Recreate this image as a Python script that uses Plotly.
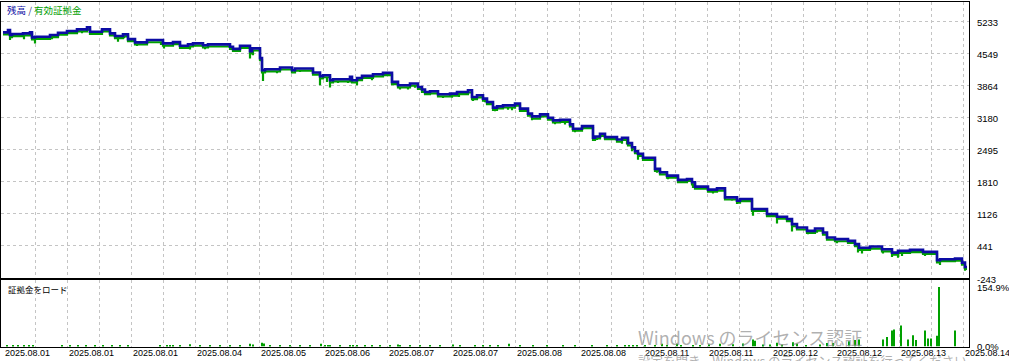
import plotly.graph_objects as go

# ---------------- data ----------------
step_deal = [0, 5, 7, 9, 20, 27, 29, 32, 47, 55,
             64, 74, 84, 87, 99, 107, 112, 120, 125, 132,
             144, 160, 170, 177, 185, 190, 200, 205, 227, 230,
             237, 247, 249, 257, 259, 262, 277, 289, 292, 310,
             317, 320, 327, 330, 347, 349, 354, 359, 370, 380,
             389, 395, 407, 415, 419, 422, 427, 435, 447, 454,
             465, 469, 474, 480, 484, 490, 494, 500, 512, 517,
             525, 529, 537, 545, 550, 557, 567, 570, 579, 590,
             592, 597, 602, 614, 619, 625, 629, 632, 635, 640,
             652, 657, 664, 675, 684, 689, 692, 705, 714, 722,
             734, 737, 749, 764, 774, 784, 789, 794, 804, 812,
             820, 824, 832, 845, 852, 856, 867, 879, 889, 895,
             907, 920, 934, 937, 952, 959, 962]
balance = [4990, 5040, 4934, 4955, 4970, 4991, 4884, 4897, 4934, 4983,
           5019, 5055, 5098, 5004, 5055, 4970, 4912, 4949, 4848, 4777,
           4827, 4756, 4784, 4705, 4735, 4756, 4715, 4735, 4683, 4640,
           4705, 4590, 4650, 4442, 4185, 4206, 4243, 4185, 4221, 4136,
           4057, 4078, 3971, 3992, 4042, 3971, 4020, 4063, 4099, 4127,
           3935, 3864, 3900, 3828, 3772, 3721, 3736, 3672, 3686, 3721,
           3757, 3614, 3650, 3580, 3507, 3387, 3415, 3436, 3473, 3366,
           3259, 3201, 3244, 3173, 3115, 3130, 3030, 2938, 2993, 2745,
           2773, 2831, 2758, 2709, 2745, 2630, 2544, 2459, 2403, 2318,
           2082, 2010, 1939, 1847, 1868, 1796, 1704, 1640, 1667, 1475,
           1404, 1441, 1227, 1120, 1062, 1013, 906, 833, 762, 812,
           726, 619, 585, 549, 478, 400, 427, 371, 298, 335,
           356, 313, 136, 157, 170, 84, -8]
equity = [4950, 4995, 4890, 4910, 4925, 4945, 4840, 4850, 4890, 4940,
          4975, 5010, 5050, 4960, 5010, 4925, 4870, 4905, 4805, 4735,
          4780, 4710, 4740, 4660, 4690, 4710, 4670, 4690, 4640, 4595,
          4660, 4545, 4605, 4400, 4140, 4160, 4200, 4140, 4175, 4090,
          4010, 4035, 3925, 3945, 4000, 3925, 3975, 4020, 4055, 4080,
          3890, 3820, 3855, 3785, 3725, 3675, 3690, 3625, 3640, 3675,
          3710, 3570, 3605, 3535, 3460, 3340, 3370, 3390, 3430, 3320,
          3215, 3155, 3200, 3130, 3070, 3085, 2985, 2895, 2950, 2700,
          2730, 2785, 2715, 2665, 2700, 2585, 2500, 2415, 2360, 2275,
          2040, 1965, 1895, 1800, 1825, 1750, 1660, 1595, 1620, 1430,
          1360, 1395, 1185, 1075, 1020, 970, 860, 790, 720, 765,
          680, 575, 540, 505, 435, 355, 385, 325, 255, 290,
          310, 270, 90, 115, 125, 40, -50]
last_deal = 964

dip_deal = [7, 21, 32, 49, 79, 115, 121, 134, 158, 161, 170, 187, 202, 232, 237,
            247, 250, 260, 274, 277, 285, 297, 317, 324, 327, 335, 345, 354, 359,
            369, 394, 397, 405, 412, 427, 440, 449, 456, 470, 482, 492, 505, 509,
            512, 529, 552, 562, 572, 579, 594, 619, 624, 629, 635, 654, 665, 690,
            710, 729, 734, 750, 774, 789, 805, 814, 834, 855, 859, 880, 889, 895,
            899, 922, 927, 937, 962]
dip_low = [4827, 4842, 4756, 4842, 4970, 4790, 4863, 4700, 4720, 4649, 4720, 4628, 4630, 4576, 4598,
           4435, 4506, 3956, 4120, 4149, 4185, 4149, 3864, 3935, 3815, 3913, 3913, 3864, 3956,
           3971, 3864, 3772, 3772, 3810, 3650, 3590, 3600, 3614, 3530, 3500, 3308, 3344, 3329,
           3366, 3120, 3035, 3030, 2860, 2917, 2700, 2617, 2602, 2460, 2275, 2000, 1860, 1676,
           1560, 1404, 1333, 1083, 919, 748, 690, 720, 500, 299, 277, 280, 206, 191,
           228, 228, 249, 35, -90]

load_deal = [4, 10, 15, 21, 26, 30, 59, 67, 75, 83, 92, 100, 109, 117, 125,
             157, 164, 167, 170, 177, 187, 197, 207, 217, 227, 237, 247, 250, 259, 261,
             267, 277, 287, 297, 307, 318, 322, 325, 327, 337, 347, 350, 354, 362, 369,
             377, 387, 395, 397, 407, 417, 427, 437, 450, 457, 472, 480, 487, 495, 506,
             517, 530, 544, 560, 572, 589, 604, 614, 622, 626, 630, 634, 642, 652, 659,
             664, 674, 678, 690, 697, 706, 717, 730, 740, 750, 752, 760, 767, 774, 779,
             790, 794, 803, 817, 824, 830, 846, 852, 856, 880, 884, 889, 891, 898, 905,
             910, 913, 922, 925, 928, 934, 936, 952]
load_pct = [2.5, 2.5, 2.5, 2.5, 2.5, 2.5, 2, 2, 2, 2, 2, 2, 2, 2, 2,
            2.5, 3, 4, 4, 2, 6, 2, 2, 2, 2, 2, 7, 5, 10, 8,
            2, 2, 2, 2, 2, 7, 4, 4, 4, 2, 4, 4, 4, 2, 4,
            2, 2, 5, 4, 2, 2, 2, 2, 5, 2, 2, 2, 2, 2, 7,
            2, 2, 2, 2, 2, 4, 4, 4, 4, 4, 4, 4, 2, 2, 7,
            4, 7, 4, 4, 2, 6, 7, 6, 8, 18, 15, 5, 5, 10, 5,
            11, 8, 2, 5, 9, 9, 14, 17, 18, 18, 25, 42, 44, 55, 18,
            29, 17, 42, 21, 21, 28, 154.9, 42]

date_deal = [0, 64, 128, 192, 256, 320, 384, 448, 512, 576, 640, 704, 768, 832, 896, 960]
date_label = ["2025.08.01", "2025.08.01", "2025.08.01", "2025.08.04", "2025.08.05",
              "2025.08.06", "2025.08.07", "2025.08.07", "2025.08.08", "2025.08.08",
              "2025.08.11", "2025.08.11", "2025.08.12", "2025.08.12", "2025.08.13",
              "2025.08.14"]
grid_deal = [32 * k for k in range(1, 31)]
money_ticks = [-243, 441, 1126, 1810, 2495, 3180, 3864, 4549, 5233]
money_labels = ["-243", "441", "1126", "1810", "2495", "3180", "3864", "4549", "5233"]
load_ticks = [0, 154.9]
load_labels = ["0.0%", "154.9%"]

# ---------------- build ----------------
BLUE = "#0c0ca4"
GREEN = "#00a000"
W, H = 1009, 361

ex, ey = [], []
n = len(step_deal)
for i in range(n):
    x0 = step_deal[i]
    x1 = step_deal[i + 1] if i + 1 < n else last_deal
    lvl = equity[i]
    ex.append(x0); ey.append(lvl)
    for dx, dl in zip(dip_deal, dip_low):
        if x0 <= dx < x1:
            ex += [dx, dx, dx]
            ey += [lvl, dl, lvl]
    ex.append(x1); ey.append(lvl)

bx = step_deal + [last_deal]
by = balance + [balance[-1]]

fig = go.Figure()
fig.add_trace(go.Scatter(x=ex, y=ey, mode="lines", line=dict(color=GREEN, width=2.2),
                         hoverinfo="skip", xaxis="x", yaxis="y"))
fig.add_trace(go.Scatter(x=bx, y=by, mode="lines", line=dict(color=BLUE, width=2.6, shape="hv"),
                         hoverinfo="skip", xaxis="x", yaxis="y"))
fig.add_trace(go.Bar(x=load_deal, y=load_pct, width=2, marker=dict(color=GREEN, line=dict(width=0)),
                     hoverinfo="skip", xaxis="x2", yaxis="y2"))

def py(p):
    return 1 - p / H

xdom = [1 / W, 969 / W]
xrange_ = [-2, 966]
grid_common = dict(showgrid=True, gridcolor="#c4c4c4", griddash="3px,3px", gridwidth=1,
                   zeroline=False, showticklabels=False, ticks="",
                   showline=True, mirror=True, linecolor="black", linewidth=1)

fig.update_layout(
    width=W, height=H, autosize=False,
    margin=dict(l=0, r=0, t=0, b=0),
    paper_bgcolor="white", plot_bgcolor="white",
    showlegend=False,
    xaxis=dict(domain=xdom, range=xrange_, tickmode="array", tickvals=grid_deal,
               anchor="y", **grid_common),
    yaxis=dict(domain=[py(278), py(2)], range=[-243, 5638], tickmode="array",
               tickvals=money_ticks, anchor="x", **grid_common),
    xaxis2=dict(domain=xdom, range=xrange_, tickmode="array", tickvals=grid_deal,
                anchor="y2", **grid_common),
    yaxis2=dict(domain=[py(346.5), py(280)], range=[0, 173.3], anchor="x2",
                showgrid=False, zeroline=False, showticklabels=False, ticks="",
                showline=True, mirror=True, linecolor="black", linewidth=1),
)

ann = []
lab_font = dict(family="Liberation Sans, Arial, sans-serif", size=9.5, color="black")
date_font = dict(family="Liberation Sans, Arial, sans-serif", size=9, color="black")
for d, t in zip(date_deal, date_label):
    ann.append(dict(x=d, xref="x", y=py(353), yref="paper", text=t, showarrow=False,
                    xanchor="left", yanchor="middle", font=date_font))
for v, t in zip(money_ticks, money_labels):
    ann.append(dict(x=975 / W, xref="paper", y=v, yref="y", text=t, showarrow=False,
                    xanchor="left", yanchor="middle", yshift=-1, font=lab_font))
for v, t in zip(load_ticks, load_labels):
    ann.append(dict(x=975 / W, xref="paper", y=v, yref="y2", text=t, showarrow=False,
                    xanchor="left", yanchor="middle", font=lab_font))

cjk = "Noto Sans CJK JP"
ann.append(dict(x=5 / W, xref="paper", y=py(10), yref="paper",
                text=f"<span style='color:{BLUE}'>残高</span><span style='color:#404080'> / </span>"
                     f"<span style='color:{GREEN}'>有効証拠金</span>",
                showarrow=False, xanchor="left", yanchor="middle",
                font=dict(family=cjk, size=9.5)))
ann.append(dict(x=6 / W, xref="paper", y=py(289), yref="paper", text="証拠金をロード",
                showarrow=False, xanchor="left", yanchor="middle",
                font=dict(family=cjk, size=8.5, color="black")))
# OS activation watermark visible over the chart
ann.append(dict(x=636 / W, xref="paper", y=py(337), yref="paper", text="Windows のライセンス認証",
                showarrow=False, xanchor="left", yanchor="middle",
                font=dict(family=cjk, size=18, color="rgba(150,150,150,0.75)")))
ann.append(dict(x=636 / W, xref="paper", y=py(360), yref="paper",
                text="設定を開き、Windows のライセンス認証を行ってください。",
                showarrow=False, xanchor="left", yanchor="middle",
                font=dict(family=cjk, size=12.5, color="rgba(150,150,150,0.75)")))
fig.update_layout(annotations=ann)

fig.write_html("out.html")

□ □ □ □ □

**WHAT THIS TASK INVOLVES**: Return nothing but the lines running from the start of the data to the line with "import plotly.graph_objects as go", please, both ends included and no pictures.

**RESPONSE TO THE EXERCISE**:
Recreate this image as a Python script that uses Plotly.
import plotly.graph_objects as go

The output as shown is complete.